_Requirements_: Select all lines in the records that include "this".

_Exercise inputs_:
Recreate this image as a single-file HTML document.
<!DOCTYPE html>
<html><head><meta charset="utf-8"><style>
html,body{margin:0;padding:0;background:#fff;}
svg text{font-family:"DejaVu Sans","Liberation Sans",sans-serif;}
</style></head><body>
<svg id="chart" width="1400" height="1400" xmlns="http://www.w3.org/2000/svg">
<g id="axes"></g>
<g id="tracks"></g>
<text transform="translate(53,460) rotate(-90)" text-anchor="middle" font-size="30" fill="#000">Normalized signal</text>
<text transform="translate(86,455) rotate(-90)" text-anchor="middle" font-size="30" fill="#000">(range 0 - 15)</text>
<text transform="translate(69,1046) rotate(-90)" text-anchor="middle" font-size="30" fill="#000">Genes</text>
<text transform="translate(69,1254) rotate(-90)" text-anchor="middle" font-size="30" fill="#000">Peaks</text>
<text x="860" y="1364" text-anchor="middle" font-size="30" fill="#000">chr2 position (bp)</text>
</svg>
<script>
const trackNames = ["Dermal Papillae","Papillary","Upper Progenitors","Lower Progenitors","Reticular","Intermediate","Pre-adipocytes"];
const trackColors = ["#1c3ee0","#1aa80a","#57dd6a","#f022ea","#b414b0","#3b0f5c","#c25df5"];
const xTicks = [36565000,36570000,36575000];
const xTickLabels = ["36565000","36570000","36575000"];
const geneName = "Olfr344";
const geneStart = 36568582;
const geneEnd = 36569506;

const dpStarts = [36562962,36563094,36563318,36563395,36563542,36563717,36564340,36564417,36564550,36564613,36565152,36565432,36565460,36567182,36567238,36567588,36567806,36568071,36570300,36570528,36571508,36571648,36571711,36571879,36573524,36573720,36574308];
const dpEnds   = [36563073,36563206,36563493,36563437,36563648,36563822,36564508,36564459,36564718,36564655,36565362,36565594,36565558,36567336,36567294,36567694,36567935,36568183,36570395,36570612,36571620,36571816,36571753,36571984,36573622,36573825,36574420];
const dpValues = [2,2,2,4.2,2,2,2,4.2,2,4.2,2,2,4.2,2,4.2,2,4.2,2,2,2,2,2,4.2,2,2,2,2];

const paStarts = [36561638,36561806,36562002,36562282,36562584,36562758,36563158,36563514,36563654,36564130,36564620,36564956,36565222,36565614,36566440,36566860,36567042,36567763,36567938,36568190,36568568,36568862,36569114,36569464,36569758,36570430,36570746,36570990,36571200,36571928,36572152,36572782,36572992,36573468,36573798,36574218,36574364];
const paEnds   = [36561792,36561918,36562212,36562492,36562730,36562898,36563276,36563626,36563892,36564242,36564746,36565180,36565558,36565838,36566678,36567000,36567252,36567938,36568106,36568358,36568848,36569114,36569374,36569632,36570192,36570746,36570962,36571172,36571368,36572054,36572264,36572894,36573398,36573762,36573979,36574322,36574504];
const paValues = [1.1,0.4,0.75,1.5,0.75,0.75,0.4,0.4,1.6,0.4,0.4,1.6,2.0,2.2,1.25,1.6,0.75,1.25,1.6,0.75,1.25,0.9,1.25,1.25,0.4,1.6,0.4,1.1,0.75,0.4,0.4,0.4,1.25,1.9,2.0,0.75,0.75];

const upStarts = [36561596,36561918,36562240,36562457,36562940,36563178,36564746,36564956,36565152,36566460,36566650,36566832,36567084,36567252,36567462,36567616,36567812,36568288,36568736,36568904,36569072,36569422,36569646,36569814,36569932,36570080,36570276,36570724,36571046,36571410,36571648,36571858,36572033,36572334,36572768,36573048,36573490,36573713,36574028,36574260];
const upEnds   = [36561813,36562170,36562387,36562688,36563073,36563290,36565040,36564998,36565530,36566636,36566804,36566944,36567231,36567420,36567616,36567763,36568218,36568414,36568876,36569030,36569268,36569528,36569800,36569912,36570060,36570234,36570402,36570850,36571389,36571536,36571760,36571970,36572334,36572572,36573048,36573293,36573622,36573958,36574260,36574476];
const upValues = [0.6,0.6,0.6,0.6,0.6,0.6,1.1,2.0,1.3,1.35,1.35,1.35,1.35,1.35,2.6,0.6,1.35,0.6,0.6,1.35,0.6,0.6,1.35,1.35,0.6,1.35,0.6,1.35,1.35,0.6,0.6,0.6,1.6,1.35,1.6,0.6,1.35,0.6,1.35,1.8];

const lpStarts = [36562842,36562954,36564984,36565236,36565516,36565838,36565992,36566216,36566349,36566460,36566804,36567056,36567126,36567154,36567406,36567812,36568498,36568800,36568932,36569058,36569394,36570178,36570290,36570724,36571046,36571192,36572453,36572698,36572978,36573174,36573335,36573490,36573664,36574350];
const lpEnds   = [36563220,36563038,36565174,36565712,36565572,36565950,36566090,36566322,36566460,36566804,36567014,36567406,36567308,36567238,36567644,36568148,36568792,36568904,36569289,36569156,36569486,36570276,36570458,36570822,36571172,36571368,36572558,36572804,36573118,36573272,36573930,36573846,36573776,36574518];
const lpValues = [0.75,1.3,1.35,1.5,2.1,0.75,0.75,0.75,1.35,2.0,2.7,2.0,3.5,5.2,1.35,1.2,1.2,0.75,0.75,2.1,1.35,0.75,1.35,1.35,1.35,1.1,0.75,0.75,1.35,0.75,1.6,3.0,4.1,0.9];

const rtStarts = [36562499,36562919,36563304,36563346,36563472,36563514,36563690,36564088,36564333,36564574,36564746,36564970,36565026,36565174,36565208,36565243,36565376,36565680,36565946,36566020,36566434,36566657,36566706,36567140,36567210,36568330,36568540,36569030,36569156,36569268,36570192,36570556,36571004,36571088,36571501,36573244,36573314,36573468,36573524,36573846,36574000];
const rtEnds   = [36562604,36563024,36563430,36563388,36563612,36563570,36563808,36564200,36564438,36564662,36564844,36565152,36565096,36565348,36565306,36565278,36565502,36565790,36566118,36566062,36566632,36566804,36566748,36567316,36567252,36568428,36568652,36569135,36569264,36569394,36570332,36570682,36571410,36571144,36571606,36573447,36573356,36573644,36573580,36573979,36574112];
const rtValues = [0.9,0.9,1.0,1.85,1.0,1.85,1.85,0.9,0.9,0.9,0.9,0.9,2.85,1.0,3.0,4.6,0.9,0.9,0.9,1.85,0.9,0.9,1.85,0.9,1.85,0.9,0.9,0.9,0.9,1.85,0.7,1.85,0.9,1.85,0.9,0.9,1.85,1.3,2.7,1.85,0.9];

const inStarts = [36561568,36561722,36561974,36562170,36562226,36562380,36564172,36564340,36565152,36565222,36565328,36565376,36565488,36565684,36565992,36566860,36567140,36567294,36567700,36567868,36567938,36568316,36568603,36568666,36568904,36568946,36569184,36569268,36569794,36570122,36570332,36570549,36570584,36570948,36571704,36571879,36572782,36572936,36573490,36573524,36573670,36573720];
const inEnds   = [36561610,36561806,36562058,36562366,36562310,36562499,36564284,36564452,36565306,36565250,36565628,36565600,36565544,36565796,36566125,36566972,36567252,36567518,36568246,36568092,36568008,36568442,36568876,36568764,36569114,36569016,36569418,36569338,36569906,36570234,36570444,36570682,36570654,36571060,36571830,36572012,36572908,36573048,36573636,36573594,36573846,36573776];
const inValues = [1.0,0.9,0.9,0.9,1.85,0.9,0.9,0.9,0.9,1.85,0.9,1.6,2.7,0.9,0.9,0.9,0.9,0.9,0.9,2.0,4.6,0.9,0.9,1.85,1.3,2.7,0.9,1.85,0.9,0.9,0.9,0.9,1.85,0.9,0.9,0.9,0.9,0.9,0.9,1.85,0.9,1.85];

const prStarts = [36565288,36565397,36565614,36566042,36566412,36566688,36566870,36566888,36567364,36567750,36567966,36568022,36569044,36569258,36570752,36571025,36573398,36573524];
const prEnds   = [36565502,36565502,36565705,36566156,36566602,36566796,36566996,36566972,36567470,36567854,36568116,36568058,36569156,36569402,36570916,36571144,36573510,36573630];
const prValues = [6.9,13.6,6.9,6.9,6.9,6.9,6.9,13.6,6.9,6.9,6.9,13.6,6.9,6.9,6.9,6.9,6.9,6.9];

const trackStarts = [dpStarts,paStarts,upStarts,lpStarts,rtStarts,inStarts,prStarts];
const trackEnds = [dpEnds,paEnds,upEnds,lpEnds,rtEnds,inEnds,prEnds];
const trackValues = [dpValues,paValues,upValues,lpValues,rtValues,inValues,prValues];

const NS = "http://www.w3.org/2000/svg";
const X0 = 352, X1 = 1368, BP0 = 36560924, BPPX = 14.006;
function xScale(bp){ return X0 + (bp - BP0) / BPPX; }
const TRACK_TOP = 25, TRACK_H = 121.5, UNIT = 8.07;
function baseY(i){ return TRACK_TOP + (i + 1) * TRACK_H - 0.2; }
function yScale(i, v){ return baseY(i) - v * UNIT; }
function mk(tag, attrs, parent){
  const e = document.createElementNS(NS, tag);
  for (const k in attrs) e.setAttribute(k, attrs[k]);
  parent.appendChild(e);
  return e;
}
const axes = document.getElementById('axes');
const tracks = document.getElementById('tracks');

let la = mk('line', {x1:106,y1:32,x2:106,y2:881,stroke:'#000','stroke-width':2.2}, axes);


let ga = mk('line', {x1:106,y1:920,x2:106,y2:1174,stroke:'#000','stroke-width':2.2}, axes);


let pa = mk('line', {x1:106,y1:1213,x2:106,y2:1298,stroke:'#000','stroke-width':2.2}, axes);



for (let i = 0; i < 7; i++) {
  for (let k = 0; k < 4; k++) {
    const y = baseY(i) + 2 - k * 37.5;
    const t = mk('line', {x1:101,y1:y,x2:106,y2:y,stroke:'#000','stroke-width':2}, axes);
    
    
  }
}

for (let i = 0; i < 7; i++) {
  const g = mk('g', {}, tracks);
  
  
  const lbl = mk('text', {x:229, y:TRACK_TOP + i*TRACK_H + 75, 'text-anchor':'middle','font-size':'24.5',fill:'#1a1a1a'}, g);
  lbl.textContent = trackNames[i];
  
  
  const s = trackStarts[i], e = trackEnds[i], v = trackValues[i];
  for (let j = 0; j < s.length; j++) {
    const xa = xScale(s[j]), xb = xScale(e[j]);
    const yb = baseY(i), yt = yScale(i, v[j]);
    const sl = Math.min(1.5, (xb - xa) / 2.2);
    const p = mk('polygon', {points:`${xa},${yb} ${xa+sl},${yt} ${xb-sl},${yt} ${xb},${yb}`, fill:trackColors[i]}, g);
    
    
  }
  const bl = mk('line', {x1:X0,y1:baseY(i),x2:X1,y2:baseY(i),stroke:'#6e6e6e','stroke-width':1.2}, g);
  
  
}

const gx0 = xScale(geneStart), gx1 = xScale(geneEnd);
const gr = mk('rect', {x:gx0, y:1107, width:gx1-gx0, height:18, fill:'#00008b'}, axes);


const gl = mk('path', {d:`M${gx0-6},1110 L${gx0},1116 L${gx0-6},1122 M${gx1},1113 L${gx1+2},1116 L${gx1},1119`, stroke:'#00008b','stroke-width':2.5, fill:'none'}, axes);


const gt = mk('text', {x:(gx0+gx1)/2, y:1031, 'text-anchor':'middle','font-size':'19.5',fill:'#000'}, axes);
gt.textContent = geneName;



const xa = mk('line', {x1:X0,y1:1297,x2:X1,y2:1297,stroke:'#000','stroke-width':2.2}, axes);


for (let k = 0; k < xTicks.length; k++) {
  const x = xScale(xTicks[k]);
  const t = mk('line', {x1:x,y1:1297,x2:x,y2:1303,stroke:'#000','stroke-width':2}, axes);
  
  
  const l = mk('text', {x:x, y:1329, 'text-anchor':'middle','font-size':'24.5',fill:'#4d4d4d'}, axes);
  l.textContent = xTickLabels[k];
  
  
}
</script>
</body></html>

--

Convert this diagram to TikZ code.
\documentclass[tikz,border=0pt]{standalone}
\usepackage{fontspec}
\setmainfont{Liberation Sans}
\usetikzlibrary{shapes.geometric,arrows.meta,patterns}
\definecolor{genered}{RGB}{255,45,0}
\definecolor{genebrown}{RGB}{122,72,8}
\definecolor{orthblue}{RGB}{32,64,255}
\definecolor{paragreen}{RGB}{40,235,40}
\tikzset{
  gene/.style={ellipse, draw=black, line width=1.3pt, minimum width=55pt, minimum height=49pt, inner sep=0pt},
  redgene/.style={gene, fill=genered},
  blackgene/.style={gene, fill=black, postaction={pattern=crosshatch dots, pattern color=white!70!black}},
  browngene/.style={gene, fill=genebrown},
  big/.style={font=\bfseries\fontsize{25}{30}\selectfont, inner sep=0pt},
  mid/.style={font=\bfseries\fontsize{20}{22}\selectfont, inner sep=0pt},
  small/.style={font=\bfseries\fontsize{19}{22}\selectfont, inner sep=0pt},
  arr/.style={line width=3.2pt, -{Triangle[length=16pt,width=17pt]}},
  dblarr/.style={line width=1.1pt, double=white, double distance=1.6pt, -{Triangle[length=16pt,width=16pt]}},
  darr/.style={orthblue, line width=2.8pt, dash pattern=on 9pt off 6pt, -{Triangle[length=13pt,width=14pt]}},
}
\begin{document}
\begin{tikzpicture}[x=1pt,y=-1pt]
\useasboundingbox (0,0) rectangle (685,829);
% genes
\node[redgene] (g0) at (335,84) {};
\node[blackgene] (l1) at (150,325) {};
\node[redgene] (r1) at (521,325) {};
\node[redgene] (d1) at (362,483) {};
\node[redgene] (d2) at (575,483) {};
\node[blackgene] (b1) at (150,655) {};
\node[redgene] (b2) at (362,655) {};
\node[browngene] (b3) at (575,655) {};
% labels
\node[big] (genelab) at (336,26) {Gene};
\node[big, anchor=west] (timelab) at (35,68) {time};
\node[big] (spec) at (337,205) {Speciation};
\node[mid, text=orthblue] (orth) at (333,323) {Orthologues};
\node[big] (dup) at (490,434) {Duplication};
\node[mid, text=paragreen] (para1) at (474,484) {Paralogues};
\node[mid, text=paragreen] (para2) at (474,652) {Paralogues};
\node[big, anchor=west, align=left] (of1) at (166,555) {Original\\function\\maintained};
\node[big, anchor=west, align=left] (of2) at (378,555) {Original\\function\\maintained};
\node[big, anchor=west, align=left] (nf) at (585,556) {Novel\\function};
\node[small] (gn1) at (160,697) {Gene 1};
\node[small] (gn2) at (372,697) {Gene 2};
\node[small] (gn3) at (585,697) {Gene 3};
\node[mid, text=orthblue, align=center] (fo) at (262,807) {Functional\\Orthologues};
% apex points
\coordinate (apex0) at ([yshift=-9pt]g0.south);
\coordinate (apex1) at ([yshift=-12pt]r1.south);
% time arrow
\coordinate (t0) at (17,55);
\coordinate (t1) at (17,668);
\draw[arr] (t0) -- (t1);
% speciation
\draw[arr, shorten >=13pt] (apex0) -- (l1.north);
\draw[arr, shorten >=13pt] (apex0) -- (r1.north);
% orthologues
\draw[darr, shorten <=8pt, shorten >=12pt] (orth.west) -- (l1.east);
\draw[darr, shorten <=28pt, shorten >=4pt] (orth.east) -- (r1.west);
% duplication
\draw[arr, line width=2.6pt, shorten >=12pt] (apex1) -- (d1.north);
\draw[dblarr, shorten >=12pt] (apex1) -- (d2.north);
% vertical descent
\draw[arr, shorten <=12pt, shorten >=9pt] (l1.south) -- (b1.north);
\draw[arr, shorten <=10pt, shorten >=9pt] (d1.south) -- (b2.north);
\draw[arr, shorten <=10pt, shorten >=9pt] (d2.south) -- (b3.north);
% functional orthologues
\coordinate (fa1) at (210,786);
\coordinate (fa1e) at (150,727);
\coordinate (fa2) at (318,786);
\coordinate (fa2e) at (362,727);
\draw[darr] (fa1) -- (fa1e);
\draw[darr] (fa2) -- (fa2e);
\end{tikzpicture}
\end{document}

_Written reply_:
Recreate this image as a single-file HTML document.
Convert this diagram to TikZ code.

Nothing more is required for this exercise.